The Constitutional Expectation of Neutrality

Indian Administrative Service officers serve under the elected government of the day, and implementing government policy is unquestionably part of their constitutional responsibility. At the same time, the civil service has traditionally been expected to remain politically neutral, serving the state rather than any particular political formation.

This principle becomes especially relevant in the digital age. Unlike press releases or official notifications, social media platforms encourage branding, visual storytelling, engagement metrics, and personalised messaging. The risk is that administrative communication may gradually shift from informing citizens to reinforcing the public image of political leadership.

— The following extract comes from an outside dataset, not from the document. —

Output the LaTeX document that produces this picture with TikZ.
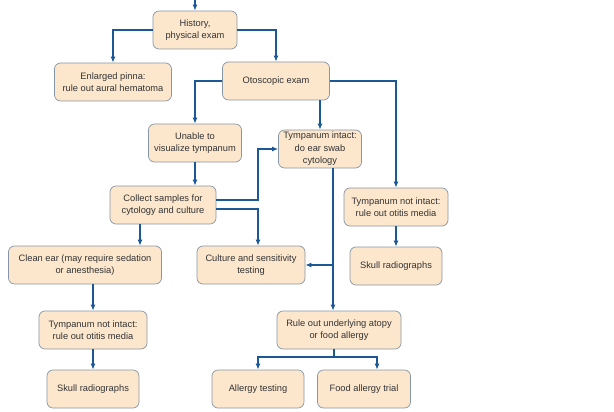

The issue is therefore not whether District Magistrates should use social media. They should. The issue is whether official administrative platforms can preserve their institutional neutrality while communicating government programmes.

The Optics of Development

The example of the heli-tourism campaign also raises broader questions about developmental priorities and public messaging.

Bihar continues to face persistent structural challenges in education, healthcare, employment generation, industrial investment, and rural infrastructure. Tourism promotion is a legitimate policy objective, and initiatives aimed at improving connectivity or diversifying the state's economy deserve consideration on their own merits.

However, when official administrative communication devotes substantial visibility to premium tourism initiatives while many citizens continue to struggle with access to basic public services, questions naturally arise about administrative priorities and the image the government seeks to project.

The criticism, therefore, is not directed at heli-tourism as a policy. It concerns the symbolism of communication and whether official district platforms adequately reflect the everyday governance concerns that affect the majority of citizens.

Risks for Public Administration

The increasing convergence of administrative communication and political branding carries several institutional risks.

First, it may gradually erode public confidence in bureaucratic neutrality. Citizens are more likely to trust administrative institutions when they appear equally committed to serving every government and every citizen, irrespective of political affiliation.

Second, it risks encouraging a culture in which administrative success is judged increasingly through digital visibility rather than measurable improvements in governance. Social media engagement can never substitute for efficient implementation of public programmes, timely grievance redressal, or effective district administration.

Third, it may alter institutional incentives. As official communication becomes more image-oriented, bureaucratic attention can shift towards presentation rather than performance, even if unintentionally.

A Necessary Balance

None of this suggests that district administrations should withdraw from social media. On the contrary, digital platforms have become indispensable during disasters, public health emergencies, elections, welfare enrolment drives, and routine citizen communication.

The challenge is ensuring that these platforms remain instruments of public service rather than extensions of political branding.

A citizen visiting an official district administration page should primarily encounter information that helps access government services, understand public policies, receive emergency updates, and engage with local administration. Communication about government initiatives is both legitimate and necessary. What deserves careful scrutiny is the increasing tendency to package that communication in ways that place political personalities at its centre.

The strength of India's administrative system has always rested on the perception that the bureaucracy serves the Constitution before it serves any government. Preserving that distinction has become more important—not less—in the age of digital governance.

Social media should strengthen transparency and citizen engagement, not blur the institutional boundary between governance and political messaging. That boundary may appear subtle, but it remains fundamental to the credibility of democratic administration.